I do not know what time I got to bed. I remember undressing, putting on a bathrobe, and standing out on the balcony. I knew I was quite drunk, and when I came in I put on the light over the head of the bed and started to read. I was reading a book by Turgenieff. Probably I read the same two pages over several times. It was one of the stories in ‘A Sportsman’s Sketches.’ I had read it before, but it seemed quite new. The country became very clear and the feeling of pressure in my head seemed to loosen. I was very drunk and I did not want to shut my eyes because the room would go round and round. If I kept on reading that feeling would pass....

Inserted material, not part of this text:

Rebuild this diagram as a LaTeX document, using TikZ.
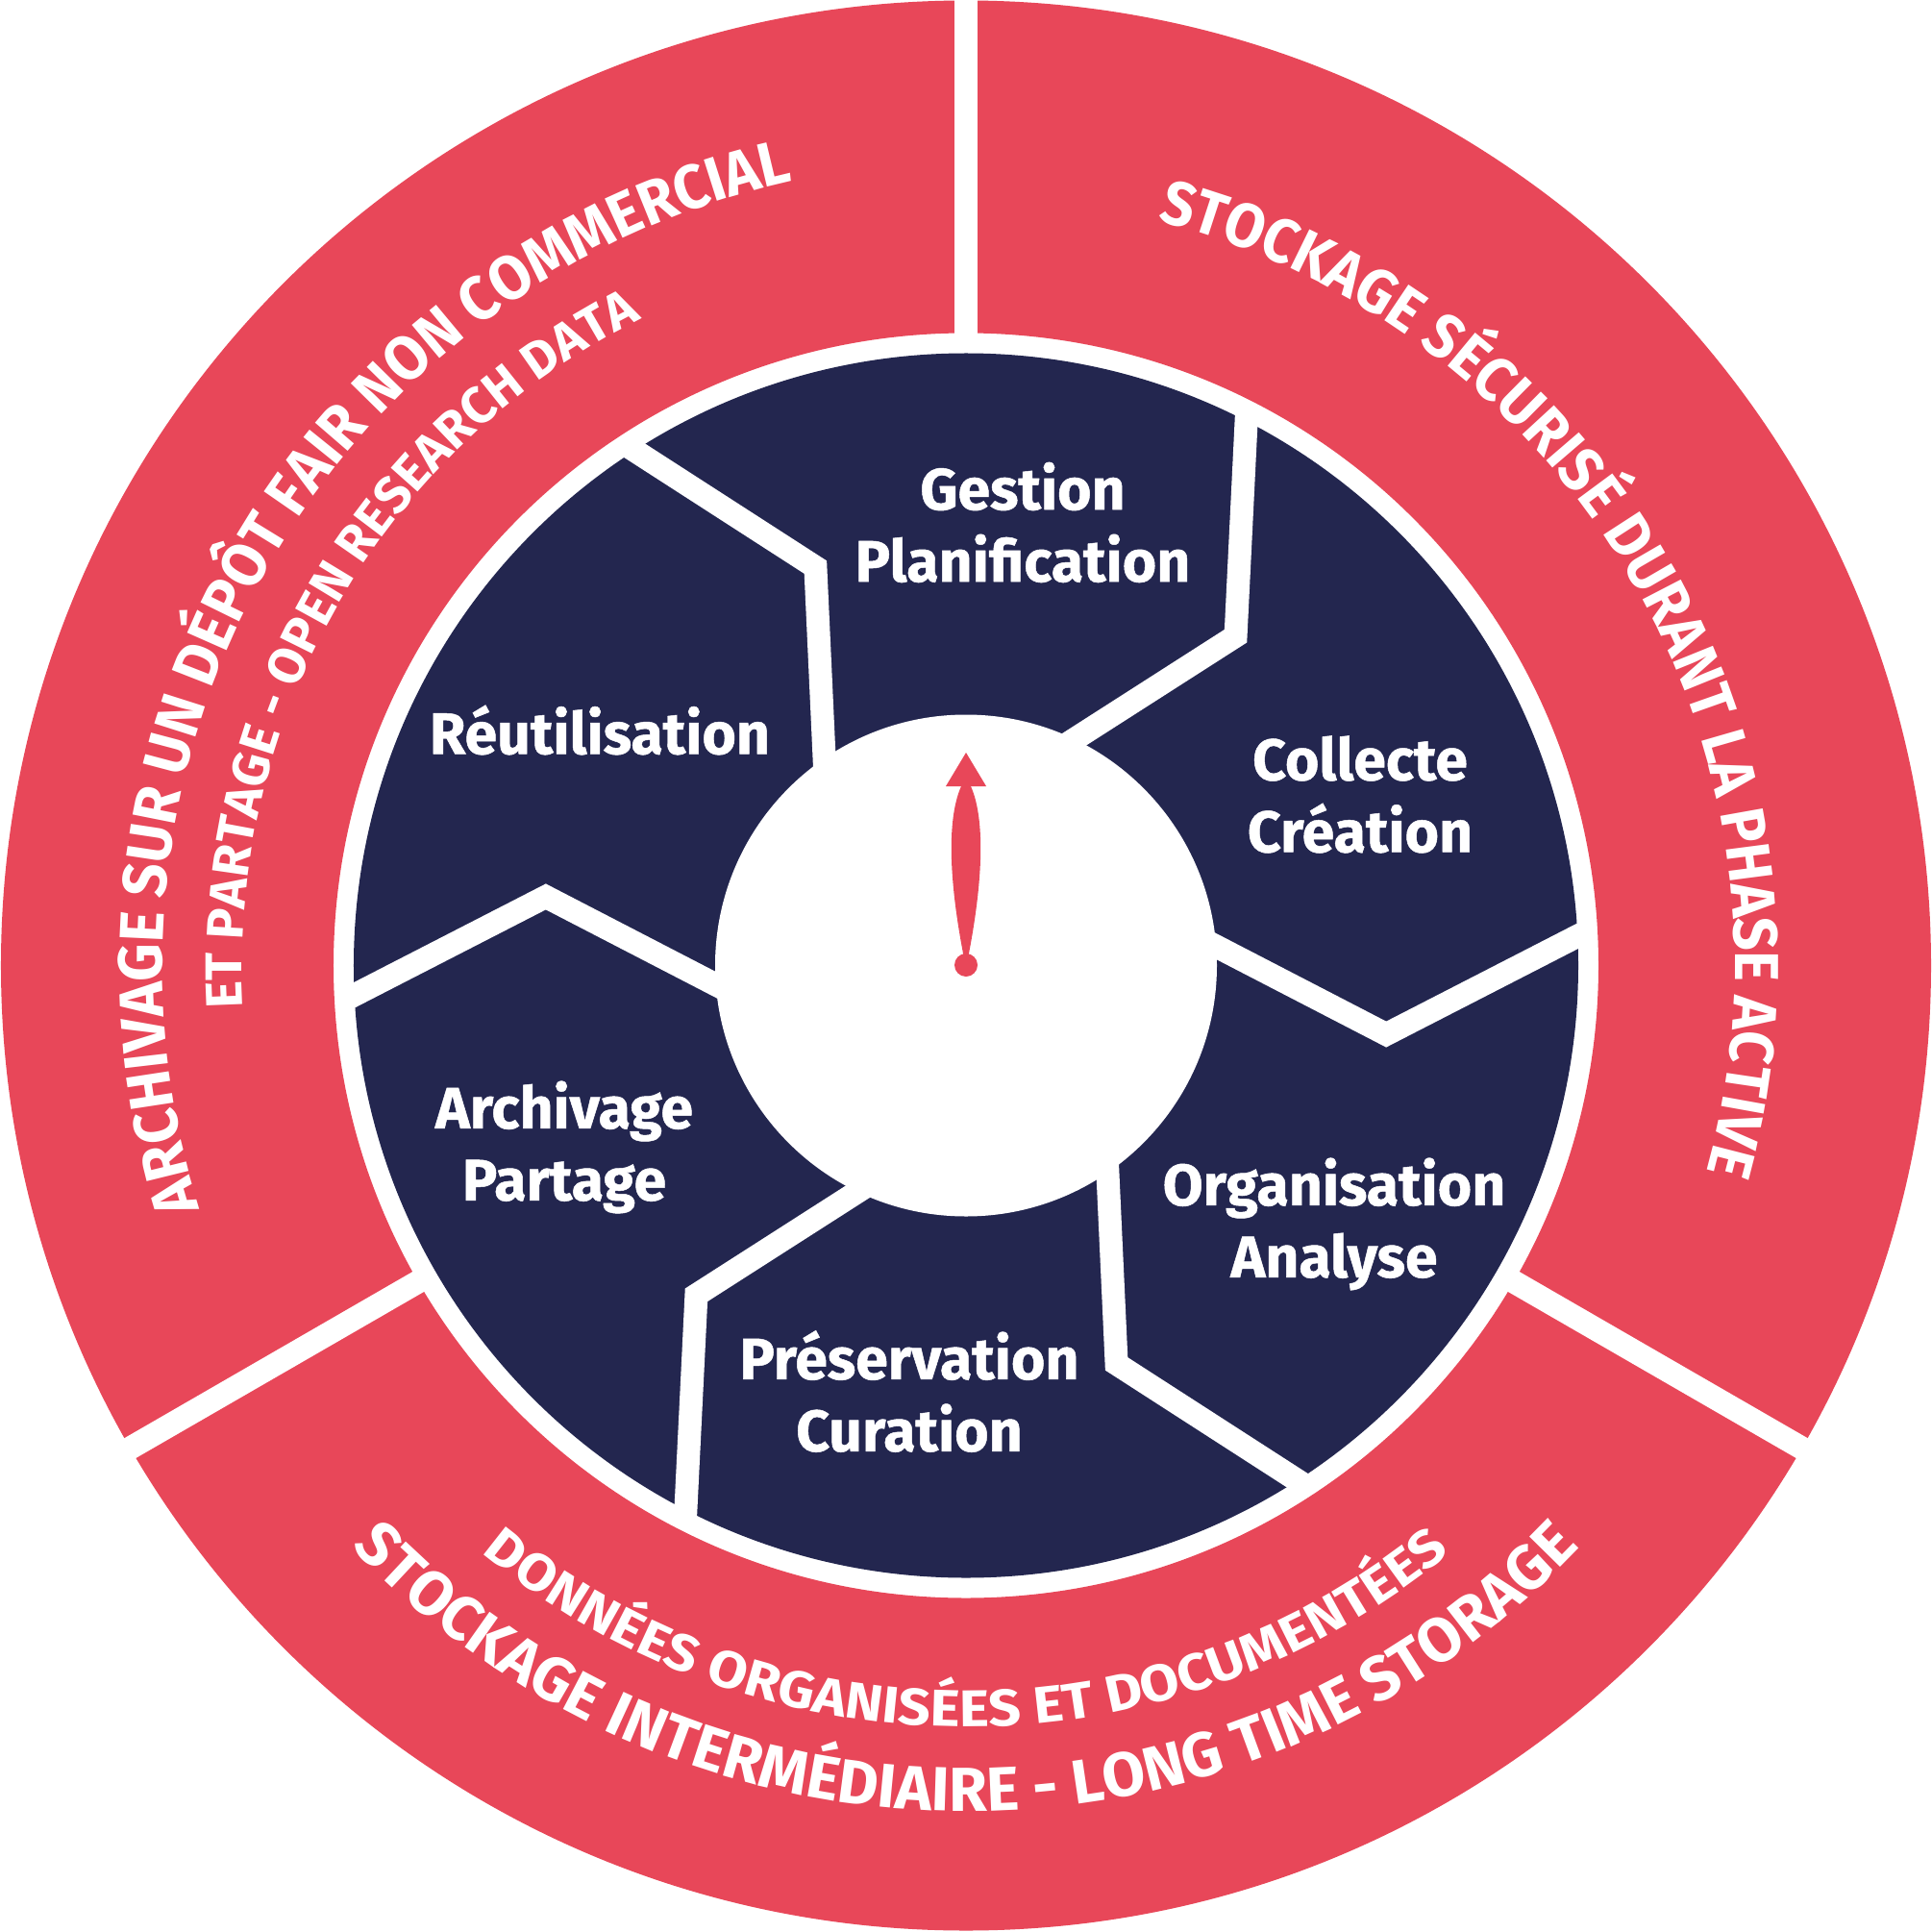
\documentclass[tikz,border=0pt]{standalone}
\usepackage{fontspec}
\setmainfont{Fira Sans}
\newfontfamily\lblfont{Fira Sans}[FakeBold=0.8]
\newfontfamily\rfTLo{Fira Sans}[FakeStretch=0.95]
\newfontfamily\rfTLi{Fira Sans}[FakeStretch=1.0]
\newfontfamily\rfTR{Fira Sans}[FakeStretch=0.93]
\newfontfamily\rfBo{Fira Sans}[FakeStretch=1.0]
\newfontfamily\rfBi{Fira Sans}[FakeStretch=1.1]
\usetikzlibrary{decorations.text}
\definecolor{ringred}{HTML}{E84759}
\definecolor{navyblue}{HTML}{23264F}
\tikzset{
  lbl/.style={text=white, font=\lblfont\fontsize{17.3}{21.3}\selectfont\bfseries, align=center, inner sep=0pt},
  gapline/.style={white, line width=0.24cm},
  sepline/.style={white, line width=0.24cm, line join=miter},
  ringtext/.style={decorate, decoration={text along path, text align=center, text color=white, text={#1}}}
}
\begin{document}
\begin{tikzpicture}
\useasboundingbox (-10.05,-10.045) rectangle (10.05,10.045);
\fill[white] (-10.05,-10.045) rectangle (10.05,10.045);
% red ring
\fill[ringred, even odd rule] (0,0) circle (10.04) (0,0) circle (6.58);
\foreach \a in {90,210,330} \draw[gapline] (\a:6.4) -- (\a:10.3);
% navy disc
\fill[navyblue] (0,0) circle (6.37);
% chevron separators
\foreach \k in {0,...,5} {
  \begin{scope}[rotate=60*\k]
    \draw[sepline] (3.24:6.49) -- (-9.3:4.43) -- (9.5:2.29);
  \end{scope}
}
% inner white disc
\fill[white] (0,0) circle (2.61);
% needle
\fill[ringred] (0,0.005) circle (0.12);
\fill[ringred] (-0.05,1.865) .. controls (-0.19,1.55) and (-0.19,0.95) .. (-0.025,0.1) -- (0.025,0.1) .. controls (0.19,0.95) and (0.19,1.55) .. (0.05,1.865) -- cycle;
\fill[ringred] (-0.21,1.865) -- (0,2.215) -- (0.21,1.865) -- cycle;
% segment labels
\node[lbl] (gestion) at (0.59,4.61) {Gestion\\Planification};
\node[lbl] (collecte) at (4.10,1.78) {Collecte\\Création};
\node[lbl] (organisation) at (3.83,-2.69) {Organisation\\Analyse};
\node[lbl] (preservation) at (-0.59,-4.43) {Préservation\\Curation};
\node[lbl] (archivage) at (-4.18,-1.89) {Archivage\\Partage};
\node[lbl] (reutilisation) at (-3.81,2.45) {Réutilisation};
% ring texts
\path[ringtext={|\rfTLo\bfseries\fontsize{18.4}{20}\selectfont|ARCHIVAGE SUR UN DÉPÔT FAIR NON COMMERCIAL}] (210:8.36) arc[start angle=210, end angle=90, radius=8.36];
\path[ringtext={|\rfTLi\bfseries\fontsize{15.3}{17}\selectfont|ET PARTAGE - OPEN RESEARCH DATA}] (210:7.53) arc[start angle=210, end angle=90, radius=7.53];
\path[ringtext={|\rfTR\bfseries\fontsize{18.4}{20}\selectfont|STOCKAGE SÉCURISÉ DURANT LA PHASE ACTIVE}] (90:8.0) arc[start angle=90, end angle=-30, radius=8.0];
\path[ringtext={|\rfBo\bfseries\fontsize{18.4}{20}\selectfont|STOCKAGE INTERMÉDIAIRE - LONG TIME STORAGE}] (210:8.80) arc[start angle=210, end angle=330, radius=8.80];
\path[ringtext={|\rfBi\bfseries\fontsize{15.3}{17}\selectfont|DONNÉES ORGANISÉES ET DOCUMENTÉES}] (210:7.92) arc[start angle=210, end angle=330, radius=7.92];
\end{tikzpicture}
\end{document}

I turned on the light again and read. I read the Turgenieff. I knew that now, reading it in the oversensitized state of my mind after too much brandy, I would remember it somewhere, and afterward it would seem as though it had really happened to me. I would always have it. That was another good thing you paid for and then had. Some time along toward daylight I went to sleep.

There is something lovely in the idea that drunkenness makes a reader porous, open to writing that can be drawn in and somehow become your own. And while Heminway’s style has been much derided, his short declarative sentences do kind of saturate my brain. Like my brain is a sponge. Even without brandy.

At this age, Hemingway was already writing in Key West and going to Sloppy Joe’s. Could a young mustachioed, fedora-wearing lookalike win in their contest today? Probably not. But isn’t it pretty to think so?